Gary Lauder Bought OnLive's Assets for Just $4.8 Million and Transferred Them to a New Company Named OL2


The new OnLive still can't shake off the effects of the painful demise through which its predecessor went. New details are still trickling out on what really went down during OnLive's ABC bankruptcy. Now the San Jose Mercury News and The Verge have obtained a copy of a formal letter sent from OnLive's assignee in the ABC bankruptcy process Insolvency Services Group (ISG) to the company's creditors.

According to that formal letter, Gary Lauder, the new owner and chairman of OnLive, created a new company named OL2 on August 14th. That was three days before the company conducted mass layoffs on Friday, August 17th, with about half of the employees laid off. Then he acquired nearly all of OnLive's assets which also included their intellectual property and the name "OnLive" itself for only $4.8 million, and transferred them to the new OL2 company. That way he ensured the uninterrupted functioning of the OnLive cloud gaming service and of the new company.
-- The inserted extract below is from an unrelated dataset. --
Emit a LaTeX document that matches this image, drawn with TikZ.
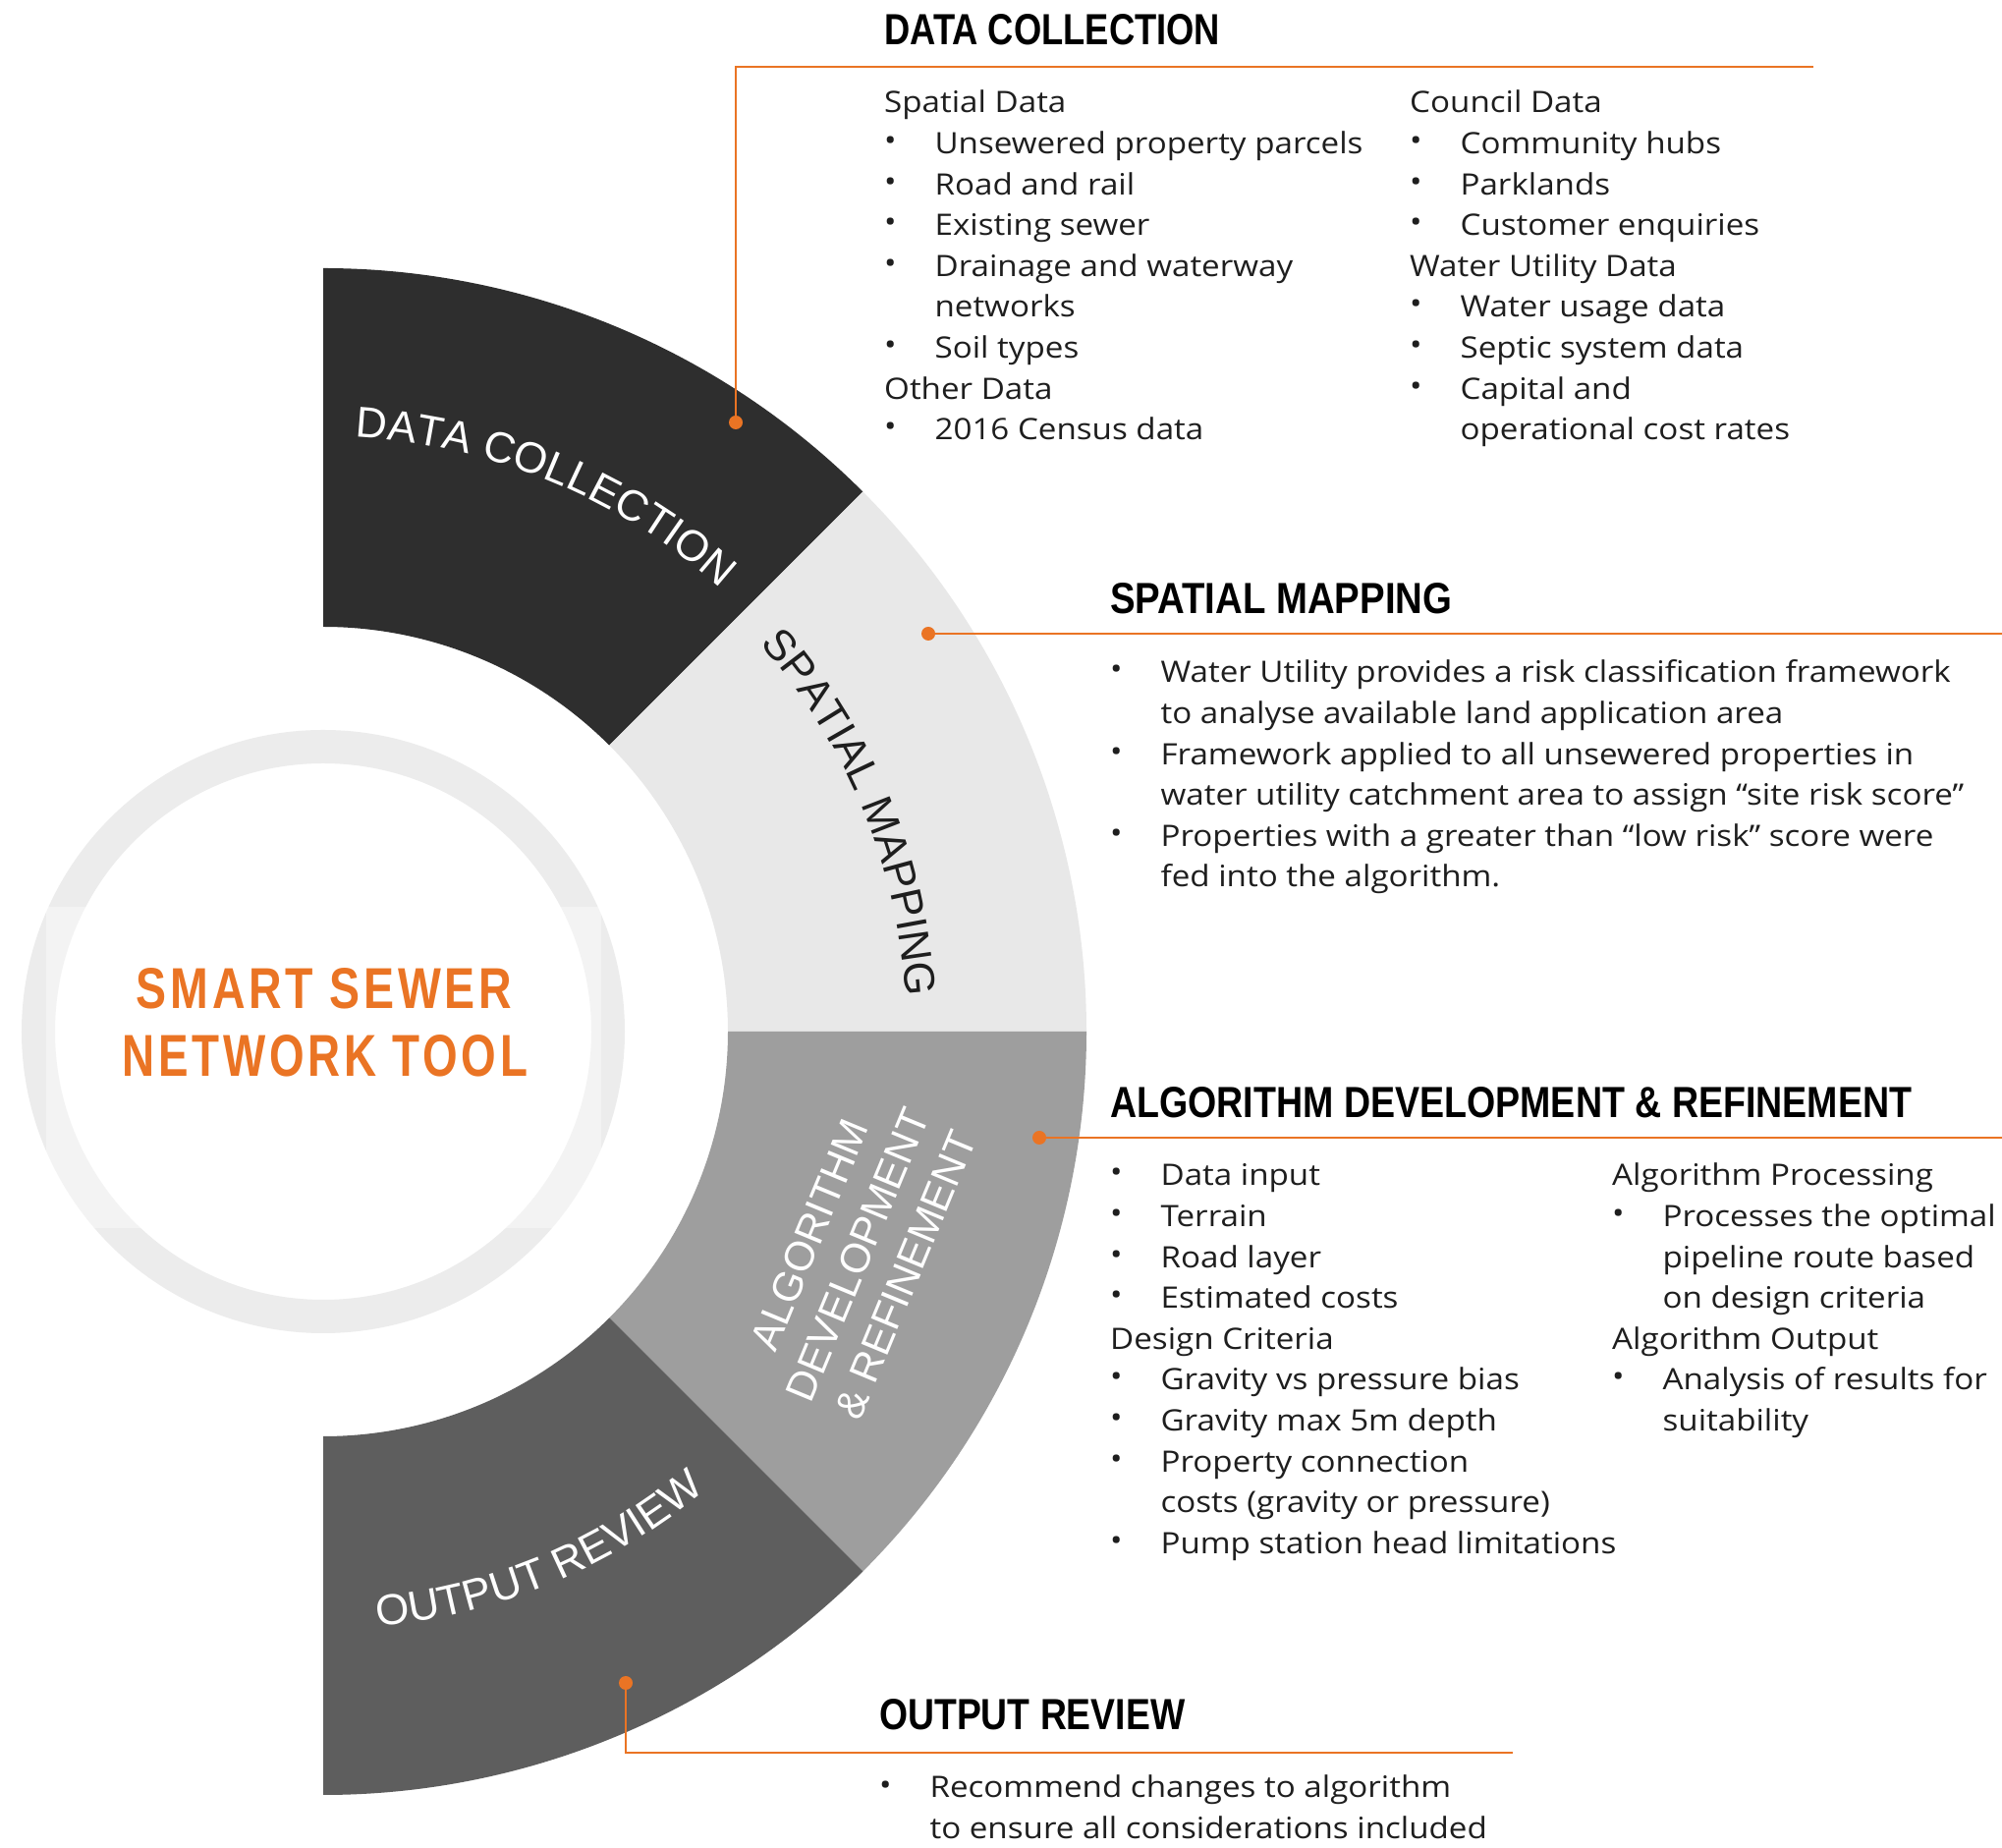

One could think how is it possible that a company that was not long ago reportedly valued at $1.8 billion could be sold for a meager sum of $4.8 million. Especially when their biggest rival in the cloud gaming arena Gaikai, that was valued much lower, was sold to Sony for $380 million. Not long after OnLive's ABC bankruptcy, Insolvency Services Group CEO Joel Weinberg said that OnLive had failed to find a buyer despite shopping itself around and was facing a complete shutdown of its services. He said that OnLive was in dire straits. It only had days to live in terms of cash flow and the like. Something had to be done immediately or there would have been a hard shutdown, which would have been a disaster.
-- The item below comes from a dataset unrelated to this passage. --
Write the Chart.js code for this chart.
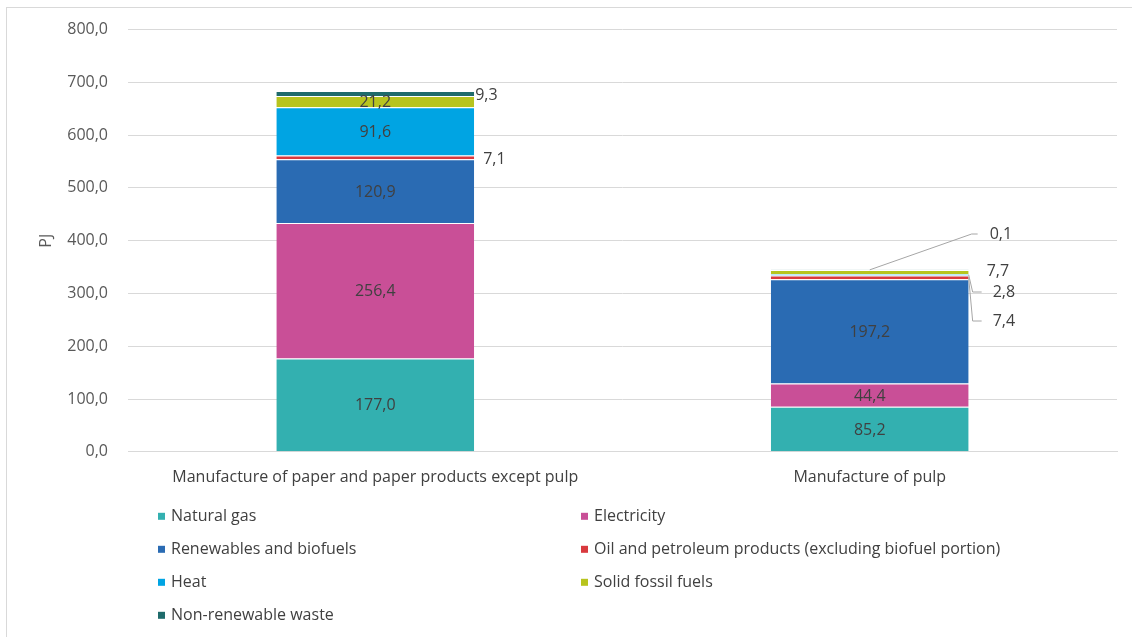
<!DOCTYPE html>
<html>
<head>
<meta charset="utf-8">
<title>Energy use in pulp and paper</title>
<script src="https://cdn.jsdelivr.net/npm/chart.js@4.4.1/dist/chart.umd.min.js"></script>
<style>
  html, body { margin: 0; padding: 0; background: #fff; }
  #wrap { position: relative; width: 1132px; height: 637px; }
</style>
</head>
<body>
<div id="wrap"><canvas id="chart"></canvas></div>
<script>
// categories and series (PJ)
const categories = ['Manufacture of paper and paper products except pulp', 'Manufacture of pulp'];
const seriesNames = [
  'Natural gas',
  'Electricity',
  'Renewables and biofuels',
  'Oil and petroleum products (excluding biofuel portion)',
  'Heat',
  'Solid fossil fuels',
  'Non-renewable waste'
];
const naturalGas   = [177.0, 85.2];
const electricity  = [256.4, 44.4];
const renewables   = [120.9, 197.2];
const oilPetroleum = [7.1, 7.4];
const heat         = [91.6, 2.8];
const solidFossil  = [21.2, 7.7];
const nonRenWaste  = [9.3, 0.1];
const yTicks = [0, 100, 200, 300, 400, 500, 600, 700, 800];

const seriesValues = [naturalGas, electricity, renewables, oilPetroleum, heat, solidFossil, nonRenWaste];
const seriesColors = ['#33b0b0', '#c94f97', '#2a6bb3', '#d9393e', '#00a4e3', '#b7c41e', '#1f6b6b'];

const FONT = "'Open Sans', sans-serif";
const FS = 16;
const TXT = '#404040';

const fmt = v => v.toFixed(1).replace('.', ',');

// labels that sit beside the bar instead of inside it: [series, category]
const outside = [
  { s: 3, c: 0, dx: 9,  ty: null },
  { s: 6, c: 0, dx: 1,  ty: null },
  { s: 3, c: 1, dx: 24, ty: 321, leader: 'side' },
  { s: 4, c: 1, dx: 24, ty: 292, leader: 'side' },
  { s: 5, c: 1, dx: 18, ty: 271 },
  { s: 6, c: 1, dx: 21, ty: 234, leader: 'top' }
];
const isOutside = (s, c) => outside.some(o => o.s === s && o.c === c);

const labelPlugin = {
  id: 'segLabels',
  afterDatasetsDraw(chart) {
    const ctx = chart.ctx;
    ctx.save();
    ctx.font = FS + 'px ' + FONT;
    ctx.fillStyle = TXT;
    ctx.textBaseline = 'middle';
    chart.data.datasets.forEach((ds, s) => {
      const meta = chart.getDatasetMeta(s);
      meta.data.forEach((bar, c) => {
        if (isOutside(s, c)) return;
        ctx.textAlign = 'center';
        ctx.fillText(fmt(ds.data[c]), bar.x, (bar.y + bar.base) / 2 + 1);
      });
    });
    ctx.strokeStyle = '#a6a6a6';
    ctx.lineWidth = 1;
    outside.forEach(o => {
      const bar = chart.getDatasetMeta(o.s).data[o.c];
      const right = bar.x + bar.width / 2;
      const mid = (bar.y + bar.base) / 2;
      const ty = o.ty == null ? mid + 2 : o.ty;
      if (o.leader === 'side') {
        ctx.beginPath();
        ctx.moveTo(right, mid);
        ctx.lineTo(right + 4, ty);
        ctx.lineTo(right + 13, ty);
        ctx.stroke();
      } else if (o.leader === 'top') {
        ctx.beginPath();
        ctx.moveTo(bar.x, bar.y);
        ctx.lineTo(right + 3, ty);
        ctx.lineTo(right + 9, ty);
        ctx.stroke();
      }
      ctx.textAlign = 'left';
      ctx.fillText(fmt(chart.data.datasets[o.s].data[o.c]), right + o.dx, ty);
    });
    ctx.restore();
  }
};

// two-column legend under the axis plus the outer frame
const legendPlugin = {
  id: 'gridLegend',
  afterDraw(chart) {
    const ctx = chart.ctx;
    const area = chart.chartArea;
    ctx.save();
    ctx.strokeStyle = '#d9d9d9';
    ctx.lineWidth = 1;
    ctx.strokeRect(6.5, 7.5, 1200, 700);
    ctx.font = FS + 'px ' + FONT;
    ctx.textBaseline = 'middle';
    ctx.textAlign = 'left';
    const cols = [158, 581];
    chart.data.datasets.forEach((ds, i) => {
      const x = cols[i % 2];
      const y = area.bottom + 65 + Math.floor(i / 2) * 33;
      ctx.fillStyle = ds.backgroundColor;
      ctx.fillRect(x, y - 4, 7, 7);
      ctx.fillStyle = TXT;
      ctx.fillText(ds.label, x + 13, y);
    });
    ctx.restore();
  }
};

new Chart(document.getElementById('chart'), {
  type: 'bar',
  data: {
    labels: categories,
    datasets: seriesNames.map((name, i) => ({
      label: name,
      data: seriesValues[i],
      backgroundColor: seriesColors[i],
      borderColor: 'rgba(255,255,255,0.7)',
      borderWidth: { top: 1 },
      borderSkipped: false,
      categoryPercentage: 1,
      barPercentage: 0.4
    }))
  },
  options: {
    responsive: true,
    maintainAspectRatio: false,
    animation: false,
    devicePixelRatio: 1,
    layout: { padding: { top: 24, left: 37, right: 15, bottom: 142 } },
    plugins: {
      legend: { display: false },
      tooltip: { enabled: false }
    },
    scales: {
      x: {
        stacked: true,
        grid: { display: false },
        border: { color: '#d9d9d9' },
        ticks: { color: TXT, font: { family: FONT, size: FS }, padding: 8 }
      },
      y: {
        stacked: true,
        min: yTicks[0],
        max: yTicks[yTicks.length - 1],
        afterBuildTicks: scale => { scale.ticks = yTicks.map(v => ({ value: v })); },
        afterFit: scale => { scale.width = 91; },
        grid: { color: '#d9d9d9', drawTicks: false },
        border: { display: false },
        ticks: {
          color: '#595959',
          font: { family: FONT, size: FS },
          padding: 20,
          callback: v => fmt(v)
        },
        title: {
          display: true,
          text: 'PJ',
          color: '#595959',
          font: { family: FONT, size: FS },
          padding: { top: 0, bottom: 0 }
        }
      }
    }
  },
  plugins: [labelPlugin, legendPlugin]
});
</script>
</body>
</html>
The formal letter now reveals more information. According to it OnLive was $18.7 million in debt, but that doesn't include the money it owed in the future for leases and other contractual obligations. It also reveals more information on why the company was sold to Gary Lauder for as little as $4.8 million. Here's an excerpt:

The Assignee concluded, in light of OnLive utilizing all of its remaining cash on hand to satisfy its final payroll obligations, that had the sale to the Buyer not taken place, the Assignee would have been left with inadequate capital to fund the significant costs to preserve and market OnLive’s patents and other intellectual property, thus greatly reducing expected recoveries essentially to those of a forced piecemeal auction. The sale that was concluded with the Buyer will likely result in funds being available to pay a dividend to general unsecured creditors. The Assignee’s conclusions are supported by independent valuations of assets commissioned by the Assignee.

According to this excerpt the assignee Insolvency Services Group (ISG) believed that selling OnLive to Gary Lauder was the best possible outcome, and that was confirmed by independent third-party valuations.

The San Jose Mercury News is also reporting that OnLive also has many smaller creditors, some of whom are owed thousands of dollars. For some of the creditors OnLive's ABC bankruptcy is an unfortunate event for their future well-being.


As a startup OnLive was burning through cash at a fast rate without making a lot of money. Subsequently they came into this difficult situation due to them being unable to secure additional funding from investors in the second quarter of this year, and they also couldn't find a buyer. Whether this was due to founder and former CEO Steve Perlman's problematic character only he himself and the people who worked closely with him know, though there were some hints that way, maybe the full truth will be revealed at some point in the future.